Source excerpt
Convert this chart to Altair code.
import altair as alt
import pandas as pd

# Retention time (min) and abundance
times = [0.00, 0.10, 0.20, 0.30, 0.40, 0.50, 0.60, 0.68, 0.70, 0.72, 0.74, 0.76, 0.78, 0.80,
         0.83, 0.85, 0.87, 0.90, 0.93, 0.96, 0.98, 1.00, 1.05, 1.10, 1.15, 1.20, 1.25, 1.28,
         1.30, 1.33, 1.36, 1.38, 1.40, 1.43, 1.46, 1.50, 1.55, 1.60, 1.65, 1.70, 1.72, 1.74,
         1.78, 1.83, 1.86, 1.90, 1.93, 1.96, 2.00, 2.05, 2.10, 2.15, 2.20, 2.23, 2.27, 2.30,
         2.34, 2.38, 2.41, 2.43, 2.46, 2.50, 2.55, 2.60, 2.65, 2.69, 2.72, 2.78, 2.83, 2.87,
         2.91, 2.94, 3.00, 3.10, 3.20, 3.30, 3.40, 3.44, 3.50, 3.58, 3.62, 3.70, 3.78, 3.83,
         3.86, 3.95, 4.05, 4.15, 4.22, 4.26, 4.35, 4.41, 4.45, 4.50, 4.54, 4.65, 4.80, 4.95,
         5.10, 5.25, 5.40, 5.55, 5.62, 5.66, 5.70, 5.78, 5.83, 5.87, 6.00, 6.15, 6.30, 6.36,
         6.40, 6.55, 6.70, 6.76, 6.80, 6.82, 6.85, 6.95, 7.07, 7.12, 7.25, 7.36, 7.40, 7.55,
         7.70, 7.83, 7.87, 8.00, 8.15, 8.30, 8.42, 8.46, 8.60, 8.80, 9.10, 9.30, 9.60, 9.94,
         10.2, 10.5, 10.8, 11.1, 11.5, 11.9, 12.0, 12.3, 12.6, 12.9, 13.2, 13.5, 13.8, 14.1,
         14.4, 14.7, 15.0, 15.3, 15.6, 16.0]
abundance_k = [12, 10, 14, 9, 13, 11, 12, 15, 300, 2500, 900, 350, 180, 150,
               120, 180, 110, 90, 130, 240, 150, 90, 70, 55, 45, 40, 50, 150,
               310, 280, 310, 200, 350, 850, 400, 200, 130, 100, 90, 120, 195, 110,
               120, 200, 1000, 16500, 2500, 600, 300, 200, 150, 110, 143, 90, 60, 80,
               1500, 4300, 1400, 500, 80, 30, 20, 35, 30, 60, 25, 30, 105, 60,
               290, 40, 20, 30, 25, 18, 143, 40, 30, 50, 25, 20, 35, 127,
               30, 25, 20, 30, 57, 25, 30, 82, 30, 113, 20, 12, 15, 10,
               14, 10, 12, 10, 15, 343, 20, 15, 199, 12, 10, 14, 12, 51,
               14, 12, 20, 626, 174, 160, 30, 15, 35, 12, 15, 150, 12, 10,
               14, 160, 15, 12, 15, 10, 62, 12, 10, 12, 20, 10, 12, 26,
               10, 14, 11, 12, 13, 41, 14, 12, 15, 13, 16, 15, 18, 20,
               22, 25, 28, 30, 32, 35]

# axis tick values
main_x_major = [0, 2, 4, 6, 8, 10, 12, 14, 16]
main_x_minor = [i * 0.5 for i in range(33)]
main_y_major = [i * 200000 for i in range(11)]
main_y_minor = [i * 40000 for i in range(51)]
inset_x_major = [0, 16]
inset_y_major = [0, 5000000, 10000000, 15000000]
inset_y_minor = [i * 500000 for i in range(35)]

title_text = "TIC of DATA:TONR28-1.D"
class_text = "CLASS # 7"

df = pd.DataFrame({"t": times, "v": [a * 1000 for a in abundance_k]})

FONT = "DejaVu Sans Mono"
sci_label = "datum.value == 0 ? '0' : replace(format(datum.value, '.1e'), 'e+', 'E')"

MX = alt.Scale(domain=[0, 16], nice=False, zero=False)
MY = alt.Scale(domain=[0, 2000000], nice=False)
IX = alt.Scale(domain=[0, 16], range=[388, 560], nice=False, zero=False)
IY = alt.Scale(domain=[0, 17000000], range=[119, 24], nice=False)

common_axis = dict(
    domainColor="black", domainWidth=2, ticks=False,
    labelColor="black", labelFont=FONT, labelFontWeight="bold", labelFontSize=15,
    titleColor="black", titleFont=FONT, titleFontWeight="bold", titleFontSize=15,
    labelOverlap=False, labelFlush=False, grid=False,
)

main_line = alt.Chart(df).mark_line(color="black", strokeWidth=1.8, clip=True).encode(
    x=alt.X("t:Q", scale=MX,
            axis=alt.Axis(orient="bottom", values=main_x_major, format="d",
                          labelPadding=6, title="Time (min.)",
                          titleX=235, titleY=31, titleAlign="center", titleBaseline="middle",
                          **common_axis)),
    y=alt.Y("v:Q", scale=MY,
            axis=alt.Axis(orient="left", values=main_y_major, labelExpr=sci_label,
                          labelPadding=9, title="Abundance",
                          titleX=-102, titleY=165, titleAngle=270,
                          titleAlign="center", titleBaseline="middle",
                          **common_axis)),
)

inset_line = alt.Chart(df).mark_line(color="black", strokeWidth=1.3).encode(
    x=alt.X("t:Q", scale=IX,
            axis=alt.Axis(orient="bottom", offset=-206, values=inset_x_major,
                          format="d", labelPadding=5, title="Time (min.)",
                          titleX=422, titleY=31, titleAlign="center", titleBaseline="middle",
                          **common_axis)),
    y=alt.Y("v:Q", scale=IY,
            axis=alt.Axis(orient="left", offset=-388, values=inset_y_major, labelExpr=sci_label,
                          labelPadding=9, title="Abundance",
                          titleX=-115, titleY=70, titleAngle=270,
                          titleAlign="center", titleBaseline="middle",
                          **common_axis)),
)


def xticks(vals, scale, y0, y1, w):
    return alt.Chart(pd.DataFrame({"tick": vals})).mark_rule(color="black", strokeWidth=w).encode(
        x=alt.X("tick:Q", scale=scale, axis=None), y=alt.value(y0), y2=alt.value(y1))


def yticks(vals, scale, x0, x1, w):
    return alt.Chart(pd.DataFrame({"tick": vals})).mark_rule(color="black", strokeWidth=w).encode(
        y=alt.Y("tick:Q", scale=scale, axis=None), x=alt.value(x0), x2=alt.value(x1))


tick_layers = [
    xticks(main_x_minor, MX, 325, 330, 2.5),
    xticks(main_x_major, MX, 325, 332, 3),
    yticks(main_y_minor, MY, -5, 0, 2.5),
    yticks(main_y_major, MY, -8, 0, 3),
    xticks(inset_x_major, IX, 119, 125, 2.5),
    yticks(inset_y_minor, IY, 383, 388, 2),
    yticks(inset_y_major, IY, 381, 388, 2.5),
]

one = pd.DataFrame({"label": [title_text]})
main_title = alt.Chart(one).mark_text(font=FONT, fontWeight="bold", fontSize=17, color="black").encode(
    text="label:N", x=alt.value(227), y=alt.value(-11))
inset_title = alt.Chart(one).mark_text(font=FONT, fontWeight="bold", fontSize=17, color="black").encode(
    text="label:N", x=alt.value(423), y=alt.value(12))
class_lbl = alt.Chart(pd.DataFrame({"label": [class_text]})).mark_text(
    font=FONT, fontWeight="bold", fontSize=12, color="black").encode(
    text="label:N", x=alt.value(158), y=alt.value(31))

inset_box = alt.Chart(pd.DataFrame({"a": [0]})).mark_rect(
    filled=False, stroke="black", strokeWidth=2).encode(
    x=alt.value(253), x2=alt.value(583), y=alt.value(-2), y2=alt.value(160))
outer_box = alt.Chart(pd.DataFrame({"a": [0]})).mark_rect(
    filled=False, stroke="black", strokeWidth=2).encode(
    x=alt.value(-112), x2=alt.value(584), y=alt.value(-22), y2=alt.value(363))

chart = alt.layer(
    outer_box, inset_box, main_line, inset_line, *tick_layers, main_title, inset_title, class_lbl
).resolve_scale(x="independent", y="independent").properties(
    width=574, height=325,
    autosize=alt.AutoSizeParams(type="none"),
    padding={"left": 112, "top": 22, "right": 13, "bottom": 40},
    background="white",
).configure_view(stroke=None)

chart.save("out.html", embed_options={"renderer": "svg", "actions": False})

Do this
Using the material above, quote the first line and each line after it, stopping at and including the line that holds "import pandas as pd".

Answer to this problem
Convert this chart to Altair code.
import altair as alt
import pandas as pd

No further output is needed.